Japanese featherweights Shozo Saijo and Shigefumi “Shig” Fukuyama fought several times at the legendary Olympic Auditorium in downtown L.A.

Shozo Saijo

Shozo Saijo

“They were never in bad fights,” said hall-of-fame matchmaker Don Chargin, who made many of their bouts (often against Mexican nationals) that took place at the Olympic and other Los Angeles venues.

“Saijo beat (WBA) featherweight champ Raul Rojas in a non-title 10 rounder and then beat him over 15 rounds for the title. Both fights were in L.A. The first was at the Olympic, the second was at the (Memorial) Coliseum.

“Another Japanese fighter who was never in a bad fight was (Shinichi) ‘Buzzsaw’ Yamabe. He was a lightweight and Mexican fans loved him at the Olympic. We often used Japanese fighters on cards in the Sacramento area where there’s a Japanese community.”
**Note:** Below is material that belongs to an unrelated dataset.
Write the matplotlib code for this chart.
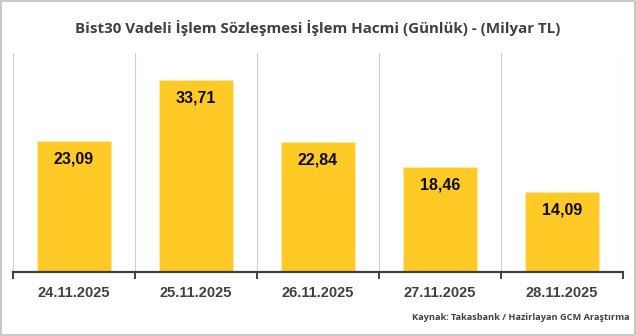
import matplotlib

matplotlib.use("Agg")
import matplotlib.pyplot as plt
import numpy as np

dates = ["24.11.2025", "25.11.2025", "26.11.2025", "27.11.2025", "28.11.2025"]
volumes = [23.09, 33.71, 22.84, 18.46, 14.09]
title = "Bist30 Vadeli İşlem Sözleşmesi İşlem Hacmi (Günlük) - (Milyar TL)"
source = "Kaynak: Takasbank / Hazirlayan GCM Araştırma"

fig = plt.figure(figsize=(6.36, 3.36), dpi=100)
ax = fig.add_axes([13 / 636, 1 - 272 / 336, 610 / 636, 219 / 336])

x = np.arange(len(dates))
ax.bar(x, volumes, width=0.6, color="#FFC926", edgecolor="#FFE9A8", linewidth=0.6, zorder=2)

ax.set_xlim(-0.5, len(dates) - 0.5)
ax.set_ylim(0, 38.5)

# vertical separators between categories
for b in np.arange(-0.5, len(dates), 1.0):
    ax.axvline(b, color="#CFCFCF", lw=0.8, zorder=1)

for xi, v in zip(x, volumes):
    ax.annotate(f"{v:.2f}".replace(".", ","), (xi, v), xytext=(0, -13), textcoords="offset points",
                ha="center", va="center", fontsize=11.5, fontweight="bold", color="#0d0d0d",
                family="Liberation Sans", zorder=3)

for s in ["top", "left", "right"]:
    ax.spines[s].set_visible(False)
ax.spines["bottom"].set_color("#404040")
ax.spines["bottom"].set_linewidth(1.6)
ax.set_yticks([])
ax.set_xticks(np.arange(-0.5, len(dates), 1.0), minor=False)
ax.set_xticklabels([])
ax.tick_params(axis="x", length=5, width=1.4, color="#404040", direction="out")
ax.set_xticks(x, minor=True)
ax.set_xticklabels(dates, minor=True, fontsize=10.5, fontweight="bold", color="#404040",
                   family="Liberation Sans")
ax.tick_params(axis="x", which="minor", length=0, pad=10)

fig.text(0.5, 1 - 33 / 336, title, ha="center", va="baseline", fontsize=10.9, fontweight="bold",
         color="#404040", family="Open Sans")
fig.text(630 / 636, 1 - 318 / 336, source, ha="right", va="center", fontsize=6.6, fontweight="bold",
         color="#404040", family="Open Sans")

fig.patches.append(plt.Rectangle((0.001, 0.002), 0.997, 0.995, transform=fig.transFigure,
                                 fill=False, edgecolor="#BFBFBF", lw=1.2))

fig.savefig("out.png", dpi=100)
Miura’s style is much like that of Yamabe, a left-handed brawler who lived up to his nickname.

“I’m an aggressive fighter that goes for the knockout,” Miura told “I think Vargas is similar. He’s got power and he throws a lot of punches. I’ve seen him. He can fight. He’s got enough experience to deserve a shot at the title.”

Vargas was equally respectful at Thursday’s undercard press conference.

“I know I’m going up against a strong champion, but that’s why I’ve prepared so well for this fight,” said Vargas (22-0-1, 16 KOs), a 2008 Olympian. “I promise that this fight will be all action from start to finish.”

If both fighters uphold their nation’s rich boxing history their co-feature will live up to expectations.